I need an explanation for this Economics question to help me study.
1. An important concept to explain the Keynesian model is the ‘spending multiplier’ effect. According to Keynes, an initial spending creates income in the economy and this new income leads to more spending and more income. As a result of this chain reaction, aggregate spending will increase more than the initial spending. To understand this concept better, please read Humorist Art Buchwald’s famous Multiplier example in the materials and construct your own example to explain the multiplier process. Your starting point can be a change (an increase or a decrease) in consumption expenditure, investment expenditure, government expenditure, or a change in exports. Be creative and come up with a fun scenario as in the Multiplier example by Art Buchwald. How would a change in C, I, G or X affect the economy? Would the effect on the economy be more, equal to or less than the initial change in spending?
I WILL POST THE EXAMPLE ON COMMENT.
2. Research the fiscal policy implemented in the US during the Great Recession.
- Explain the Economic Stimulus Act of 2008 and the American Recovery and Reinvestment Act of 2009.
- Discuss if these programs are Keynesian or Classical.
- Please include how increases in aggregate demand through government expenditures and tax cuts (through the multiplier effect) increase GDP in your answer.
Here are a few resources for you:
(feel free to use other credible sources and cite your references in your discussion post)
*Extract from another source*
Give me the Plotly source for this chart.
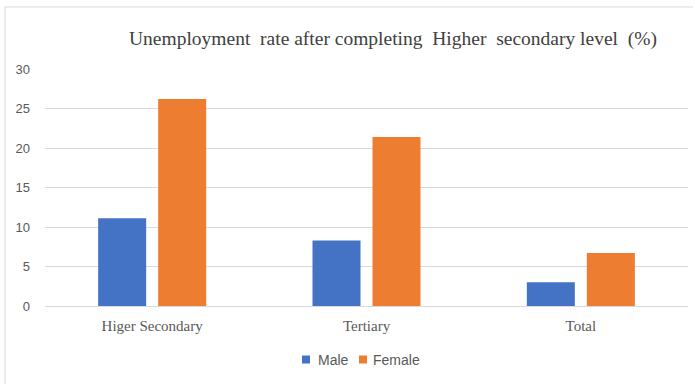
import plotly.graph_objects as go

categories = ["Higer Secondary", "Tertiary", "Total"]
male = [11.1, 8.3, 3.0]
female = [26.2, 21.4, 6.7]
y_ticks = [0, 5, 10, 15, 20, 25, 30]
series_names = ["Male", "Female"]
series_colors = ["#4472C4", "#ED7D31"]

fig = go.Figure()
fig.add_trace(go.Bar(name=series_names[0], x=categories, y=male,
                     marker=dict(color=series_colors[0], line=dict(width=0))))
fig.add_trace(go.Bar(name=series_names[1], x=categories, y=female,
                     marker=dict(color=series_colors[1], line=dict(width=0))))

L, R, T, B = 45, 7, 69, 78
W, H = 695, 384
pw, ph = W - L - R, H - T - B

def px(x):
    return (x - L) / pw

def py(y):
    return (H - B - y) / ph

fig.update_layout(
    width=W, height=H,
    margin=dict(l=L, r=R, t=T, b=B, autoexpand=False),
    paper_bgcolor="white", plot_bgcolor="white",
    barmode="group", bargap=0.44, bargroupgap=0.2,
    title=dict(text="Unemployment&nbsp; rate after completing&nbsp; Higher&nbsp; secondary level&nbsp; (%)",
               xref="container", x=393 / W, xanchor="center",
               yref="container", y=1 - 38 / H, yanchor="middle",
               font=dict(family="Liberation Serif", size=19.5, color="#404040")),
    xaxis=dict(showgrid=False, showline=False, ticks="", ticklabelstandoff=9,
               tickfont=dict(family="Liberation Serif", size=15, color="#595959")),
    yaxis=dict(range=[0, 30], tickvals=y_ticks, showgrid=True, gridcolor="#D9D9D9", gridwidth=1,
               zeroline=True, zerolinecolor="#D9D9D9", zerolinewidth=1, showline=False,
               ticklabelstandoff=14,
               tickfont=dict(family="Liberation Sans", size=13, color="#595959")),
    showlegend=False,
)

# legend drawn as keys + labels
legend_layout = [(302, 316), (359, 371)]
for name, color, (sx, tx) in zip(series_names, series_colors, legend_layout):
    fig.add_shape(type="rect", xref="paper", yref="paper",
                  x0=px(sx), x1=px(sx + 8), y0=py(355.5), y1=py(363.5),
                  line=dict(width=0), fillcolor=color)
    fig.add_annotation(text=name, xref="paper", yref="paper", x=px(tx), y=py(360),
                       xanchor="left", yanchor="middle", showarrow=False,
                       font=dict(family="Liberation Sans", size=14, color="#595959"))

fig.add_shape(type="line", xref="paper", yref="paper", x0=px(5), x1=px(5), y0=py(7), y1=py(384),
              line=dict(color="#D9D9D9", width=1))
fig.add_shape(type="line", xref="paper", yref="paper", x0=px(5), x1=px(693), y0=py(7), y1=py(7),
              line=dict(color="#D9D9D9", width=1))

fig.write_html("out.html")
Bush Signs Stimulus Bill (ESA of 2008) http://www.cnn.com/2008/POLITICS/02/13/bush.stimulus
Obama’s Stimulus Package ARRA 2009 http://vm136.lib.berkeley.edu/BANC/ROHO/projects/debt/americanrecoveryact.html
3. Why do you think so many city governments and states seem to “bend over backwards” to get new businesses to locate in their local economies? Indeed, many cities, counties and states offer tax breaks (e.g. promises not to impose local property taxes for up to 15 years), and some provide land free to businesses who choose to locate in their areas. What concept introduced in this week help explain this behavior? Can you give an example from your local economy?